Friday, October 19, 2012

Messiah of Evil

A woman travels to a small beach town to visit her father, and finds that he has mysteriously disappeared, leaving behind a cryptic, spooky journal. She teams up with some oddball libertine and his two girlfriends, and they uncover the town's shocking (and incomprehensible) secret.

As a fan of strange and surreal horror films, I had been looking forward to Messiah of Evil due to its reputation as a big old creepy slice of WTF. Alas, my friends, this is no Inferno or City of the Living Dead or House. For one, the weirdness isn't really obtained through any powerful imagery (there may be a moment or two, but the film looks ugly and most of its images are banal), more so by its odd, hard to follow plot. Unfortunately, the story doesn't feel incomprehensible in a dream-like way, it feels awkward in the poorly-made low budget horror movie way. Now, I'm fully willing to believe that the filmmakers were going for deliberately surreal, but it just doesn't scan that way. The story is too dull and stiff and follows some pretty obvious horror movie beats. It doesn't lead you along from scene to disconnected scene by way of dream logic like the best of these films.

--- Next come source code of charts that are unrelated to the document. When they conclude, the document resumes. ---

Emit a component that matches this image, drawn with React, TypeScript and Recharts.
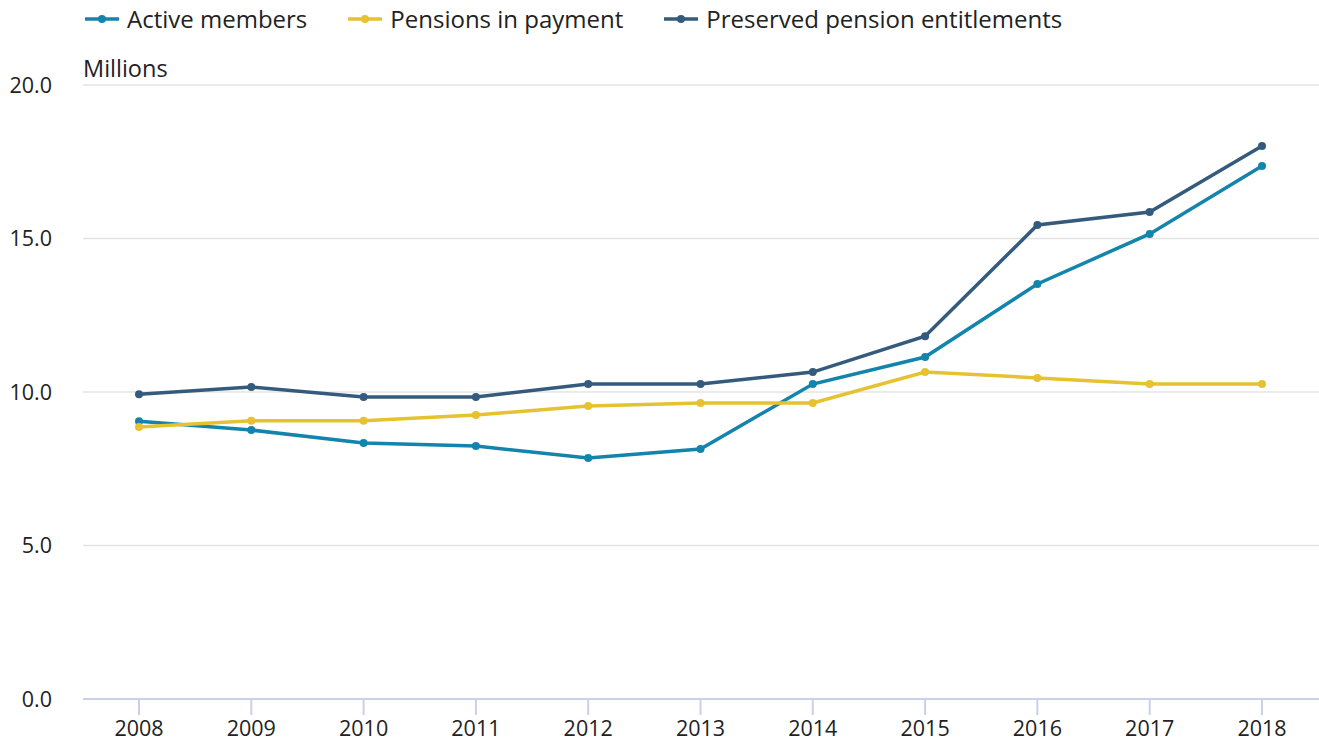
import React from 'react';
import { LineChart, Line, XAxis, YAxis, CartesianGrid } from 'recharts';

const years = ['2008', '2009', '2010', '2011', '2012', '2013', '2014', '2015', '2016', '2017', '2018'];
const activeMembers = [9.05, 8.76, 8.34, 8.24, 7.85, 8.14, 10.26, 11.14, 13.52, 15.15, 17.36];
const pensionsInPayment = [8.86, 9.06, 9.06, 9.25, 9.54, 9.64, 9.64, 10.65, 10.46, 10.26, 10.26];
const preservedEntitlements = [9.93, 10.16, 9.84, 9.84, 10.26, 10.26, 10.65, 11.82, 15.44, 15.86, 18.01];
const yTicks = [0, 5, 10, 15, 20];

const seriesNames = ['Active members', 'Pensions in payment', 'Preserved pension entitlements'];
const seriesColors = ['#1384ac', '#e6c230', '#345b7d'];

const data = years.map((y, i) => ({
  year: y,
  active: activeMembers[i],
  pensions: pensionsInPayment[i],
  preserved: preservedEntitlements[i],
}));

const FONT = '"Open Sans", "Noto Sans", sans-serif';

const LegendBox = () => (
  <div
    style={{
      position: 'absolute', left: 85, top: 4, display: 'flex', fontFamily: FONT, fontSize: 24,
      color: '#222', alignItems: 'center', lineHeight: '30px', whiteSpace: 'nowrap',
    }}
  >
    {seriesNames.map((n, i) => (
      <div key={n} style={{ display: 'flex', alignItems: 'center', marginRight: 41 }}>
        <svg width={34} height={10} style={{ marginRight: 8 }}>
          <line x1={0} y1={5} x2={34} y2={5} stroke={seriesColors[i]} strokeWidth={3.5} />
          <circle cx={17} cy={5} r={4} fill={seriesColors[i]} />
        </svg>
        <span>{n}</span>
      </div>
    ))}
  </div>
);

export default function App() {
  return (
    <div style={{ position: 'absolute', left: 0, top: 0, width: 1319, height: 742, background: '#fff' }}>
      <LineChart width={1319} height={742} data={data} margin={{ top: 85, right: 0, bottom: 0, left: 0 }}>
        <CartesianGrid vertical={false} stroke="#e3e3e3" strokeWidth={1.5} />
        <XAxis
          dataKey="year"
          height={43}
          padding={{ left: 56, right: 57 }}
          stroke="#c9d1e8"
          strokeWidth={2}
          tickSize={16}
          tickMargin={6}
          tick={{ fill: '#222', fontSize: 21.5, fontFamily: FONT }}
        />
        <YAxis
          width={83}
          domain={[0, 20]}
          ticks={yTicks}
          axisLine={false}
          tickLine={false}
          tickSize={0}
          tickMargin={31}
          tickFormatter={(v: number) => v.toFixed(1)}
          tick={{ fill: '#222', fontSize: 21.5, fontFamily: FONT }}
          label={{
            content: (props: any) => {
              const vb = props.viewBox || { x: 0, y: 85, width: 83 };
              return (
                <text x={vb.x + vb.width} y={vb.y - 8} fill="#222" fontSize={23.5} fontFamily={FONT}>
                  Millions
                </text>
              );
            },
          }}
        />
        <Line dataKey="active" name={seriesNames[0]} stroke={seriesColors[0]} strokeWidth={3.5}
          dot={{ r: 4, fill: seriesColors[0], stroke: 'none' }} isAnimationActive={false} />
        <Line dataKey="pensions" name={seriesNames[1]} stroke={seriesColors[1]} strokeWidth={3.5}
          dot={{ r: 4, fill: seriesColors[1], stroke: 'none' }} isAnimationActive={false} />
        <Line dataKey="preserved" name={seriesNames[2]} stroke={seriesColors[2]} strokeWidth={3.5}
          dot={{ r: 4, fill: seriesColors[2], stroke: 'none' }} isAnimationActive={false} />
      </LineChart>
      <LegendBox />
    </div>
  );
}
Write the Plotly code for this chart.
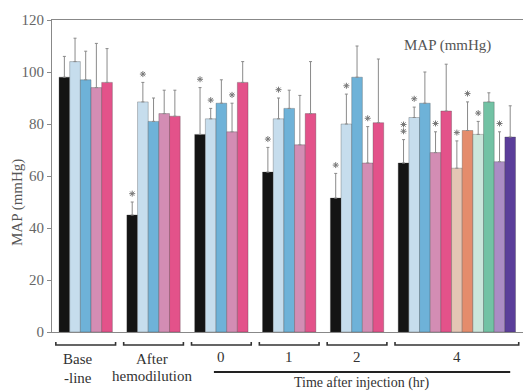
import plotly.graph_objects as go

# ---- data ----
groups = ["Base-line", "After hemodilution", "0", "1", "2", "4"]
series_colors = ["#141414", "#c6dded", "#6eb2d8", "#d38db4", "#e3528a",
                 "#e4c6b4", "#e48c6c", "#cbe6db", "#72c2a4", "#ab8cc4", "#5b3e9a"]
# values per series; None = absent in that group
means = [
    [98, 45, 76, 61.5, 51.5, 65],
    [104, 88.5, 82, 82, 80, 82.5],
    [97, 81, 88, 86, 98, 88],
    [94, 84, 77, 72, 65, 69],
    [96, 83, 96, 84, 80.5, 85],
    [None, None, None, None, None, 63],
    [None, None, None, None, None, 77.5],
    [None, None, None, None, None, 76],
    [None, None, None, None, None, 88.5],
    [None, None, None, None, None, 65.5],
    [None, None, None, None, None, 75],
]
sds = [
    [8, 5, 18, 9.5, 9.5, 9],
    [9, 7.5, 4, 8, 11.5, 4],
    [11, 9, 9, 7, 12, 12],
    [17, 9, 11, 19, 14, 8],
    [13, 10, 8, 20, 24.5, 18],
    [None, None, None, None, None, 10.5],
    [None, None, None, None, None, 11],
    [None, None, None, None, None, 5],
    [None, None, None, None, None, 3.5],
    [None, None, None, None, None, 11.5],
    [None, None, None, None, None, 12],
]
# number of significance marks per bar
stars = [
    [0, 1, 1, 1, 1, 2],
    [0, 1, 1, 1, 1, 1],
    [0, 0, 0, 0, 0, 0],
    [0, 0, 1, 0, 1, 1],
    [0, 0, 0, 0, 0, 0],
    [0, 0, 0, 0, 0, 1],
    [0, 0, 0, 0, 0, 1],
    [0, 0, 0, 0, 0, 1],
    [0, 0, 0, 0, 0, 0],
    [0, 0, 0, 0, 0, 1],
    [0, 0, 0, 0, 0, 0],
]
yticks = [0, 20, 40, 60, 80, 100, 120]

# ---- layout helpers ----
group_step = 6.36
def bar_x(g, i):
    return g * group_step + i + 0.5

FONT = "Liberation Serif"
fig = go.Figure()
sx, sy = [], []
for s, (m, e, st) in enumerate(zip(means, sds, stars)):
    xs, ys, es = [], [], []
    for g in range(len(groups)):
        if m[g] is None:
            continue
        xs.append(bar_x(g, s)); ys.append(m[g]); es.append(e[g])
        for k in range(st[g]):
            sx.append(bar_x(g, s)); sy.append(m[g] + e[g] + 3.2 + k * 2.6)
    fig.add_trace(go.Bar(
        x=xs, y=ys, width=1.0,
        marker=dict(color=series_colors[s], line=dict(color="rgba(60,60,60,0.5)", width=0.6)),
        error_y=dict(type="data", symmetric=False, array=es, arrayminus=[0]*len(es),
                     color="#8a8a8a", thickness=1, width=1.5),
        showlegend=False, hoverinfo="y"))

fig.add_trace(go.Scatter(x=sx, y=sy, mode="markers", showlegend=False, hoverinfo="skip",
                         marker=dict(symbol="asterisk-open", size=5, color="#777",
                                     line=dict(color="#777", width=1))))

# brackets under groups
nbars = [5, 5, 5, 5, 5, 11]
yb = -13 / 312
for g, n in enumerate(nbars):
    x0 = g * group_step + 0.0 - 0.3
    x1 = g * group_step + n + 0.3
    fig.add_shape(type="path", xref="x", yref="paper",
                  path=f"M {x0},{yb + 3/312} L {x0},{yb} L {x1},{yb} L {x1},{yb + 3/312}",
                  line=dict(color="#333", width=1.6))

def pyp(py):
    return (332 - py) / 312

labels = [("Base", 0, 1.75, 359), ("-line", 0, 1.75, 378), ("After", 1, 2.4, 359),
          ("hemodilution", 1, 2.4, 376), ("0", 2, 2.5, 357), ("1", 3, 2.5, 357),
          ("2", 4, 2.5, 357), ("4", 5, 5.5, 357)]
for txt, g, off, py in labels:
    fig.add_annotation(x=g * group_step + off, y=pyp(py), xref="x", yref="paper",
                       xanchor="center", yanchor="middle",
                       text=txt, showarrow=False, font=dict(family=FONT, size=15, color="#333"))

# long line "Time after injection"
fig.add_shape(type="line", xref="x", yref="paper",
              x0=2 * group_step + 1.8, x1=5 * group_step + 10.5, y0=pyp(372), y1=pyp(372),
              line=dict(color="#222", width=2))
fig.add_annotation(x=(2 * group_step + 1.8 + 5 * group_step + 10.5) / 2, y=pyp(383),
                   xref="x", yref="paper", xanchor="center", yanchor="middle",
                   text="Time after injection (hr)", showarrow=False,
                   font=dict(family=FONT, size=14, color="#333"))

fig.add_annotation(x=(17 - 52) / 471, y=pyp(203), xref="paper", yref="paper",
                   xanchor="center", yanchor="middle",
                   text="MAP (mmHg)", textangle=-90, showarrow=False,
                   font=dict(family=FONT, size=15, color="#555"))
fig.add_annotation(x=(447 - 52) / 471, y=pyp(45), xref="paper", yref="paper",
                   xanchor="center", yanchor="middle",
                   text="MAP (mmHg)", showarrow=False,
                   font=dict(family=FONT, size=15, color="#555"))

fig.update_layout(
    width=523, height=392, margin=dict(l=52, r=0, t=20, b=60),
    paper_bgcolor="white", plot_bgcolor="white", barmode="overlay",
    xaxis=dict(range=[-0.66, 43.5], showgrid=False, zeroline=False, showticklabels=False,
               showline=True, mirror=True, linecolor="#888", linewidth=1.2, ticks=""),
    yaxis=dict(range=[0, 120], tickvals=yticks, showgrid=False, zeroline=False,
               showline=True, linecolor="#888", linewidth=1.2, ticks="outside", ticklen=4,
               tickcolor="#888", tickfont=dict(family=FONT, size=15, color="#666")),
)
fig.write_html("out.html")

Bottom line: watch the similar but far superior Dead and Buried instead. You'll thank me in the morning.

Rating: C-

2 comments:

Mr. Subtlety said...

I do have to defend this one a little. It's not quite as stylish as it needs to be to pull off the dream logic it's clearly going for, but an unusual premise and some effective, imaginative sequences do make it memorable and occasionally pretty effective. There isn't really any other film like it, and to me that's worth more than entirely pulling off what it's going for.

Dan said...

I'd agree with you, except I don't really recall there being any particularly imaginative sequences. And the only thing "unique" about the plot is that it doesn't make much sense. And, I mean, see every giallo ever if you want to find another film like this one.